Thursday, August 03, 2017
The Wheat Ridge brewery's Oats McGoats, a gluten-reduced rye stout, is one of five beers from small companies that are part of Sam Adams' Brewing the American Dream 12-pack now available in liquor stores. Brewer Rick Abitbol got to be part of that group by winning the first-ever experienceship offered in 2013 by America's second-largest craft brewery, which gave him a chance to spend a week in Boston learning the finer points of the business and to continue to get advice up to this day.
But having Oats McGoats - a full-bodied offering that is the star of the five local beers in the 12-pack - get onto the national stage may be the biggest benefit yet from the association with Boston Beer, even considering the experienceship already helped Abitbol scale up to his current three-barrel system. The publicity is driving more people to his taproom on Wadsworth Boulevard, and it comes as Brewery Rickoli is trying to add to the 65 current liquor stores that carry its hand-bottled bombers.

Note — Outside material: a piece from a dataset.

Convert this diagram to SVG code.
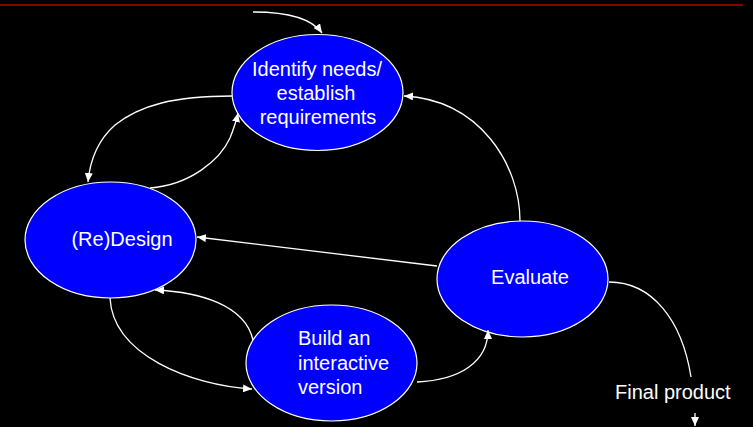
<svg xmlns="http://www.w3.org/2000/svg" width="753" height="427" viewBox="0 0 753 427">
<style>
.node ellipse{fill:#0000FF;stroke:#FFFFFF;stroke-width:1.2}
text{font-family:"Liberation Sans",Arial,sans-serif;font-size:20px;fill:#FFFFFF}
.conn path,.conn line{fill:none;stroke:#FFFFFF;stroke-width:1.3}
</style>
<defs>
<marker id="ah" markerUnits="userSpaceOnUse" markerWidth="10" markerHeight="8" refX="9" refY="4" orient="auto">
<path d="M0,0 L9,4 L0,8 Z" fill="#FFFFFF"/>
</marker>
</defs>
<rect width="753" height="427" fill="#000000"/>
<line x1="0" y1="5" x2="743" y2="5" stroke="#8B0000" stroke-width="2"/>
<g id="n-identify" class="node">
<ellipse cx="317.5" cy="92.5" rx="85.5" ry="58"/>
<text x="317" y="76" text-anchor="middle">Identify needs/</text>
<text x="316" y="100" text-anchor="middle">establish</text>
<text x="318" y="124" text-anchor="middle">requirements</text>
</g>
<g id="n-redesign" class="node">
<ellipse cx="110.5" cy="240" rx="85.5" ry="58"/>
<text x="122" y="246" text-anchor="middle">(Re)Design</text>
</g>
<g id="n-evaluate" class="node">
<ellipse cx="522.5" cy="279" rx="85.5" ry="58"/>
<text x="530" y="284" text-anchor="middle">Evaluate</text>
</g>
<g id="n-build" class="node">
<ellipse cx="331.5" cy="363" rx="85.5" ry="58"/>
<text x="298" y="345">Build an</text>
<text x="298" y="370">interactive</text>
<text x="298" y="394">version</text>
</g>
<g id="n-final">
<text x="615" y="399">Final product</text>
</g>
<g id="connectors" class="conn">
<path d="M253,12 C288,12 312,19 322,33" marker-end="url(#ah)"/>
<path d="M232,96 C175,96 140,105 115,125 C98,140 90,160 88,182" marker-end="url(#ah)"/>
<path d="M150,188 C190,185 220,160 230,138 C234,128 236,122 238,113" marker-end="url(#ah)"/>
<path d="M520,221 C520,165 480,100 404,96" marker-end="url(#ah)"/>
<line x1="437" y1="266" x2="197" y2="237" marker-end="url(#ah)"/>
<path d="M253,340 C245,305 200,292 155,290" marker-end="url(#ah)"/>
<path d="M110,298 C113,355 190,385 252,389" marker-end="url(#ah)"/>
<path d="M417,382 C460,380 488,362 488,330" marker-end="url(#ah)"/>
<path d="M609,282 C652,282 682,320 691,377"/>
<line x1="695" y1="413" x2="695" y2="426" marker-end="url(#ah)"/>
</g>
</svg>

"I can't even describe it. It's exposure that we couldn't obtain on our own," Abitbol said last week at a shark-tank style event in Denver where Boston Beer officials awarded $10,000 to a local coffee company before offering speed coaching to local brewers and other entrepreneurs. "And having Sam Adams behind us ... that's all it takes for us to have a lot of people come by the taproom and see how far we've come."
This 12-pack - which also features small breweries from New Mexico, New York and California - will help more than just the five beer makers who get their faces on the labels of those bottles, however. All of the profits go to Accion, a national micro-finance organization that focuses on entrepreneurs with limited or no access to bank credit, a group that includes brewers trying to start their business or take it to the next level.
The company got into a broader partnership with Sam Adams several years ago, though many of the breweries it has helped out are located in Colorado and in New Mexico, from which president and CEO Anne Haines hails. It looks at a variety of criteria when deciding who gets loans ranging from a few hundred to tens of thousands of dollars, but the biggest factor in deciding who gets help is the intangibles of the entrepreneur rather than their bottom line, she said.
"First and foremost, we are looking to people whose dream is on the line," Haines said, noting that seven different Colorado breweries are among the firm's many food- and drink-business clients. "We look for passion, commitment, determination."
It's a lot easier to get a loan these days to start or grow a brewery than it was 25 years ago, when no one yet understood the craft-beer model or how it was going to become such a vital part of community drinking. But to see such a large craft brewery like Sam Adams helping out its nascent competition and using its resources to link them to a company that will help them get new levels of attention says something powerful about the spirit of the craft-brewing industry.
"They're all small, local brewers, so the exposure for them is fantastic," said Jennifer Glanville, head brewer for Boston Beer. "To me, this has been the most exciting collaboration we've ever done."